— BEGIN —
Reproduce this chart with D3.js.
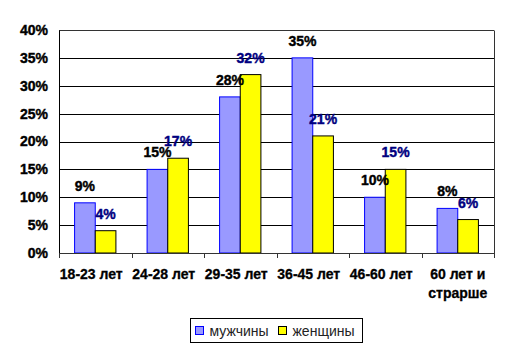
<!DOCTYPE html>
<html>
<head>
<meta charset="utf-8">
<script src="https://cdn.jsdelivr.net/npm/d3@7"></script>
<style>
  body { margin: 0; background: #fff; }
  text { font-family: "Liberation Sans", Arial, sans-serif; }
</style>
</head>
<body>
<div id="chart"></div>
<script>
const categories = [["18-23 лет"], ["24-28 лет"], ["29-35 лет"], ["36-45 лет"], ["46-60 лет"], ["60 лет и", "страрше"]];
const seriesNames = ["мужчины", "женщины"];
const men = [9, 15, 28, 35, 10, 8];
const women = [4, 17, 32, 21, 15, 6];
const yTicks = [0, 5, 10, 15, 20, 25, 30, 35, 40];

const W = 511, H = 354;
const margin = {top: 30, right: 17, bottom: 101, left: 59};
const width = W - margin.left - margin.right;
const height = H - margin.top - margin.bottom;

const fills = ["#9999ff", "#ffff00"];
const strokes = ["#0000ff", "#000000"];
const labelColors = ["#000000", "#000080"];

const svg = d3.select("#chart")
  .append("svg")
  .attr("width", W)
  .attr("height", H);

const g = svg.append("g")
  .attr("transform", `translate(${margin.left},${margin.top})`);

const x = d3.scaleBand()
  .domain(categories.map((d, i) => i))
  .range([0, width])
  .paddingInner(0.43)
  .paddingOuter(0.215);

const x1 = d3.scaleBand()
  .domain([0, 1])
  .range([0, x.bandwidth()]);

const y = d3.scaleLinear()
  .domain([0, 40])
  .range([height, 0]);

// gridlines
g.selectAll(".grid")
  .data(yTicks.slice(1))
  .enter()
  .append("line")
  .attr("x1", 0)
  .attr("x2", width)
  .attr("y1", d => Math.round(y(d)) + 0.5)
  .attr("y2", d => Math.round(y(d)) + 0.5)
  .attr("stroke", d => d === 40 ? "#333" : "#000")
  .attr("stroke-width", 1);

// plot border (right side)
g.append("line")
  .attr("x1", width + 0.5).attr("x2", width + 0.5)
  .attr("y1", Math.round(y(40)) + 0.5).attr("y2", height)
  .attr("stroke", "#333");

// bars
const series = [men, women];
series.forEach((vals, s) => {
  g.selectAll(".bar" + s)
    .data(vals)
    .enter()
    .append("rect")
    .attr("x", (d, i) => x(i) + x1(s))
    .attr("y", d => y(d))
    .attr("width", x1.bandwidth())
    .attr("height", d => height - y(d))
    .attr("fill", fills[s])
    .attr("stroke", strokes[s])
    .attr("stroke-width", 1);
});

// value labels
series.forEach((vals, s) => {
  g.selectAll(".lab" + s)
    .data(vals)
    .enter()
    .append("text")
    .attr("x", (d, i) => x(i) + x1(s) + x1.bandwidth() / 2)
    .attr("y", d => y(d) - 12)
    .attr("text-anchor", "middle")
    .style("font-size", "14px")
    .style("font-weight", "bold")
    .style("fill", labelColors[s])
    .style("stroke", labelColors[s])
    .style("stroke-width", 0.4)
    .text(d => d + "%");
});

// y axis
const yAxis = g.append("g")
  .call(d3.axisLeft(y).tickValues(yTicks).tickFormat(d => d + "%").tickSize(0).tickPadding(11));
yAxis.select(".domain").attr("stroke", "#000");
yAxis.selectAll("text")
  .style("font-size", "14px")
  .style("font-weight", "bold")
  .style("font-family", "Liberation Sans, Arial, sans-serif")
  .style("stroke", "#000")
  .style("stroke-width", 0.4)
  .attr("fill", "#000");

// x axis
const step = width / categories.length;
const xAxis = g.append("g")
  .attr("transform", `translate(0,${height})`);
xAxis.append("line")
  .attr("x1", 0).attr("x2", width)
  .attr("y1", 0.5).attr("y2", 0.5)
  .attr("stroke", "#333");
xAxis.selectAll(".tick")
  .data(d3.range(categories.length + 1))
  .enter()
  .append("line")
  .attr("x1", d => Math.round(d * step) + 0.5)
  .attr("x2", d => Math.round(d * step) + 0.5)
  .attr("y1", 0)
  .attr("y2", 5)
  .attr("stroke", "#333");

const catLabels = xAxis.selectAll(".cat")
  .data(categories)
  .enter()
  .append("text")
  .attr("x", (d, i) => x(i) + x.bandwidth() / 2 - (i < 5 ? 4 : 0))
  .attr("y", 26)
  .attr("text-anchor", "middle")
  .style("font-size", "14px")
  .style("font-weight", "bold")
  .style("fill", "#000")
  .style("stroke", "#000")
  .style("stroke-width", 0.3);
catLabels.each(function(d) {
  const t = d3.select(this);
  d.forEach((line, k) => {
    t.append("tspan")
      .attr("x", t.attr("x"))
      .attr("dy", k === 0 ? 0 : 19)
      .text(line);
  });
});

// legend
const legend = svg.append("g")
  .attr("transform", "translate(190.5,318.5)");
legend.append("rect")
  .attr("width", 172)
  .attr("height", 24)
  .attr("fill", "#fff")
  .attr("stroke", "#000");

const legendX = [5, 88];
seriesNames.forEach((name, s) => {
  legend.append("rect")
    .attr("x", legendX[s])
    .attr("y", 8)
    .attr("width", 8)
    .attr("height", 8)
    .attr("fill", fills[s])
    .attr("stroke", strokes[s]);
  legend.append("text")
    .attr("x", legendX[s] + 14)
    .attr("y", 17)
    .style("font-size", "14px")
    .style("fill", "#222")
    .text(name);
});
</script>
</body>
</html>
— END —
To do: Everything from the first line to the line with "30, 35, 40];" must be repeated exactly, and nothing else. Leave the pictures out.

Exercise result:
Reproduce this chart with D3.js.
<!DOCTYPE html>
<html>
<head>
<meta charset="utf-8">
<script src="https://cdn.jsdelivr.net/npm/d3@7"></script>
<style>
  body { margin: 0; background: #fff; }
  text { font-family: "Liberation Sans", Arial, sans-serif; }
</style>
</head>
<body>
<div id="chart"></div>
<script>
const categories = [["18-23 лет"], ["24-28 лет"], ["29-35 лет"], ["36-45 лет"], ["46-60 лет"], ["60 лет и", "страрше"]];
const seriesNames = ["мужчины", "женщины"];
const men = [9, 15, 28, 35, 10, 8];
const women = [4, 17, 32, 21, 15, 6];
const yTicks = [0, 5, 10, 15, 20, 25, 30, 35, 40];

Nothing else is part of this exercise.